When a document is processed, its language is detected, and the appropriate pipeline is used. If the cache is at capacity and a new language is detected, the least recently used language pipeline is removed and a new pipeline is added.
nlp = MultilingualPipeline(max_cache_size=2)
Training Your Own Model
You can train your own model with the lang_identifier.py
script.
The data should be stored in a directory, with 3 files: train.jsonl
, dev.jsonl
, and test.jsonl
. The data format is one entry per line, each entry is JSON specifying the text and the language label.

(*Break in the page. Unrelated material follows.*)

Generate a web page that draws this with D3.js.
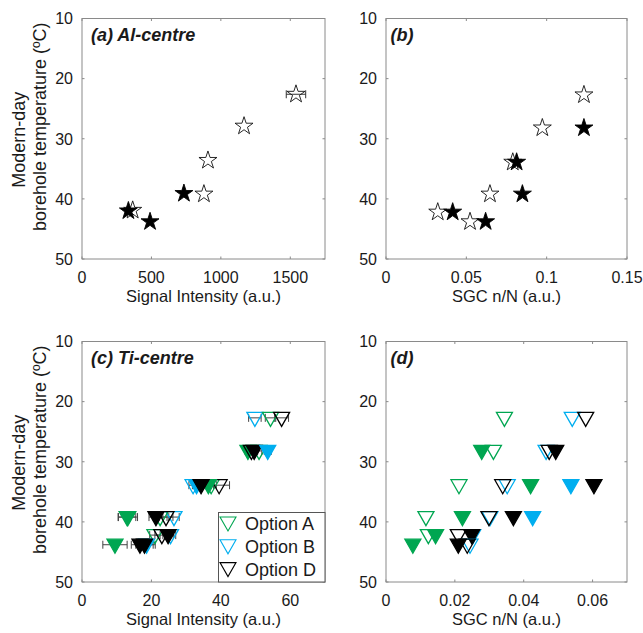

{"text": "Hello world.", "label": "en"}
Training can be launched with the following command (assume the *.jsonl
files are in a directory called data
)
python -m stanza.models.lang_identifier --data-dir data --eval-length 10 --randomize --save-name model.pt --num-epochs 100
This command will run training with the data in train.jsonl
and evaluate with data in dev.jsonl
.
When the --randomize
option is used, snippets of between 5 and 20 characters are sampled from each training example and used as the final training examples for each epoch. So in one epoch the training example “This is an English sentence.” might yield “This is” “an English”, and “sentence.”, and in another it might yield “This is an”, “English sentence.”
The length of the snippets can be set with --randomize-lengths-range
.
To get the best performance on short strings (character length=10), it is crucial to train on relatively short examples.
--eval-length
will determine the length of the examples used for validation
Evaluate A Model
A trained model can be evaluated on any data set with the following command
python -m stanza.models.lang_identifier --data-dir data --load-model model.pt --mode eval --eval-length 50 --save-name model-results.jsonl
This command will look for the file test.jsonl
in data
and produce evaluation numbers for the data in that file.
The overall accuracy will be displayed, and a .jsonl
file with various evaluation info including the accuracy, the confusion matrix, and per-language F1, precision, and recall will be produced.